Le récit s’ancre dans la réalité d’un espace géographique authentique, celui d’une contrée algérienne nommément désignée, la Mitidja, et, plus loin, la vision d’un monument historique très connu, pris en charge par un narrateur homodiégétique. C’est cet espace exotique qui inaugure la nouvelle et qu’il s’agit d’abord de faire connaître et découvrir au lecteur à travers une description réaliste marqué par le souci du « rendu »,. Pour cela, tous les procédés d’authentification sont mise en œuvre : motivation de la description par l’ « égarement » du voyageur ( « Ce jour-là, je m’égarai » ) ,choix d’une description itinérante qui permet au narrateur de prendre le lecteur par la main pour lui faire découvrir le paysage, au gré de son parcours erratique, à la manière d’un guide touristique. Ainsi, on fait connaissance avec le relief vallonné du sud, la flore , l’atmosphère brumeuse des hauteurs , la couleur du ciel, et « au loin », la population réduite à un élément du décor, à des silhouettes blanches ,faisant corps avec la nature et la terre , « les tentes accrochées au sol comme les coquilles de mer sur un rocher ».Bref , tout ce qui ressort de la « couleur locale » et qui permet de s’évader l’espace
d’une lecture de la grisaille parisienne.

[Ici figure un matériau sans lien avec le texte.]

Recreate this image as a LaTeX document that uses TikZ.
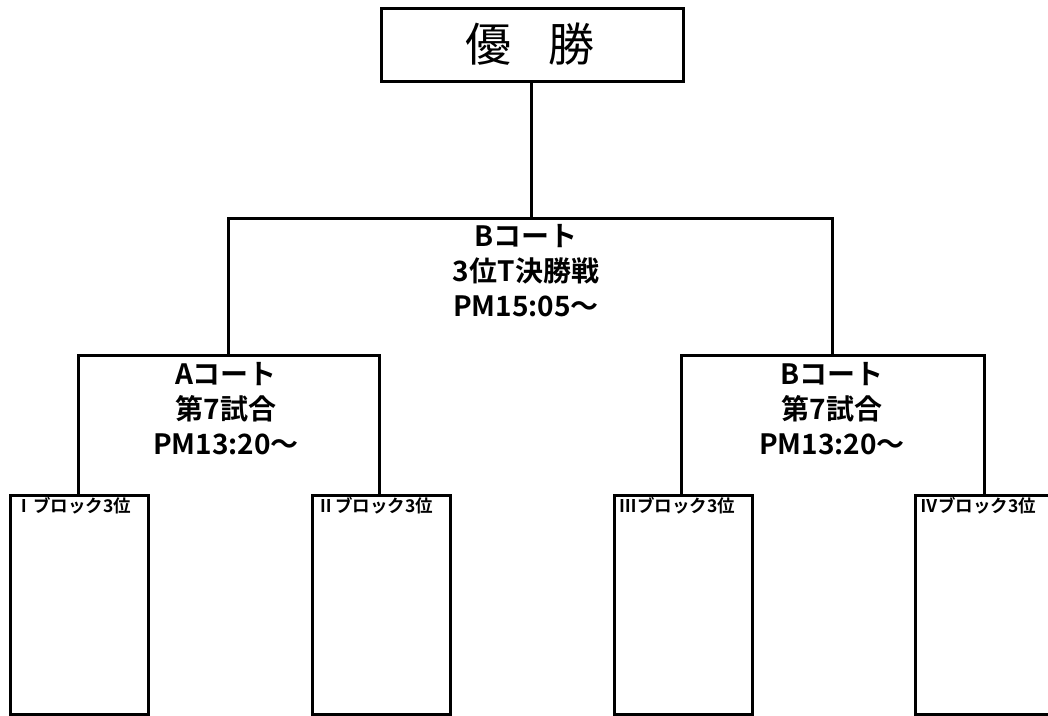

Mais cette réalité décrite va être transfigurée, par le jeu des comparaisons et des commentaires du narrateur, en un univers fantasmé où l’exotisme géographique, le dépaysement physique va vite laisser place à un dépaysement psychologique et mystique, à une évasion euphorique hors des siens et de soi, « loin de toutes les choses et de toutes les gens... » vers un ailleurs où « « rien ne pèse, ni le corps, ni le cœur, ni les pensées, ni même les soucis » .L’espace va devenir le lieu d’investissement d’une subjectivité exacerbée qui « s’accapare » du paysage pour faire corps avec lui, se perdre en lui, l’assimiler comme un organisme assimile la nourriture, se nourrir de son « sang », celui des arbouses dont « je cueillais les plus mûres pour les manger ».

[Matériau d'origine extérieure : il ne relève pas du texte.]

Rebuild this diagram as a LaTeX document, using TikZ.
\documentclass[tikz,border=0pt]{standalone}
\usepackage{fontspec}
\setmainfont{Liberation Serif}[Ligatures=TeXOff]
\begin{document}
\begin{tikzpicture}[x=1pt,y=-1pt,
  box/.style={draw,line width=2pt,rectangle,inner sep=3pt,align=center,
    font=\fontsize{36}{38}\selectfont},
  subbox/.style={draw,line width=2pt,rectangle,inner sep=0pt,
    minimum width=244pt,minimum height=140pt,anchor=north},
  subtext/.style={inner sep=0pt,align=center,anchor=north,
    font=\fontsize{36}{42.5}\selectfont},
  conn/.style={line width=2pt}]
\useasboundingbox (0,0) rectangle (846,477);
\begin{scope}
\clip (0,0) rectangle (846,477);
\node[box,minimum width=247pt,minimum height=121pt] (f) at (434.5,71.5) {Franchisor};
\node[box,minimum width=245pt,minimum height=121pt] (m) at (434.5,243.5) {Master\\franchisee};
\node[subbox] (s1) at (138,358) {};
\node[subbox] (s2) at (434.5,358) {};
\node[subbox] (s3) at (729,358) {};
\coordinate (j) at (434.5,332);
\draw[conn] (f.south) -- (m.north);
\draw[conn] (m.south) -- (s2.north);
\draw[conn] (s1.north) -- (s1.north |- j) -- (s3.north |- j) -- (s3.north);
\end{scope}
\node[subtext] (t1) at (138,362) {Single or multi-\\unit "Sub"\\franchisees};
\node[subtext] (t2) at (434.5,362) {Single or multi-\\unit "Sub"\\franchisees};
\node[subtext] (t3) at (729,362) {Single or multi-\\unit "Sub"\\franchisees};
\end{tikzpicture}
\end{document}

A un autre niveau, plus symbolique, l’étude du processus énonciatif et des mécanismes de la métaphorisation révèle une contexte socio-historique, plus tragique .En effet, la présence de l’auteur en Algérie conquise est motivée par son désir d’enquêter sur le chef d’une insurrection contre l’occupant dans le sud-oranais :Bouamama . Par ailleurs, l’écrivain était conscient du sort réservé aux Arabes et avait dénoncé la spoliation dont ils étaient victimes sans aller pourtant, jusqu’à remettre en cause la colonisation .Cette prise de conscience se traduit dans le récit par une sorte de vision pessimiste de l’avenir de la colonisation : le sol couvert de « pluie suppliciale », rougi par les arbousiers, ces arbres « martyrs »qui laissaient « 
par terre des traces de meurtre  ».
En définitive, tout en s’inscrivant dans une tradition du récit de voyage marqué du sceau de l’exotisme, de la découverte d’un Autre , de préférence conforme aux idées que l’on se fait de lui, propre à satisfaire un lectorat parisien en manque d’étranger et d’étrangeté, l’écriture maupassantienne instaure le paysage littéraire non seulement comme lieu d’un dépassement de soi mais, en l’ancrant ainsi dans l’HISTOIRE, comme vision prémonitoire.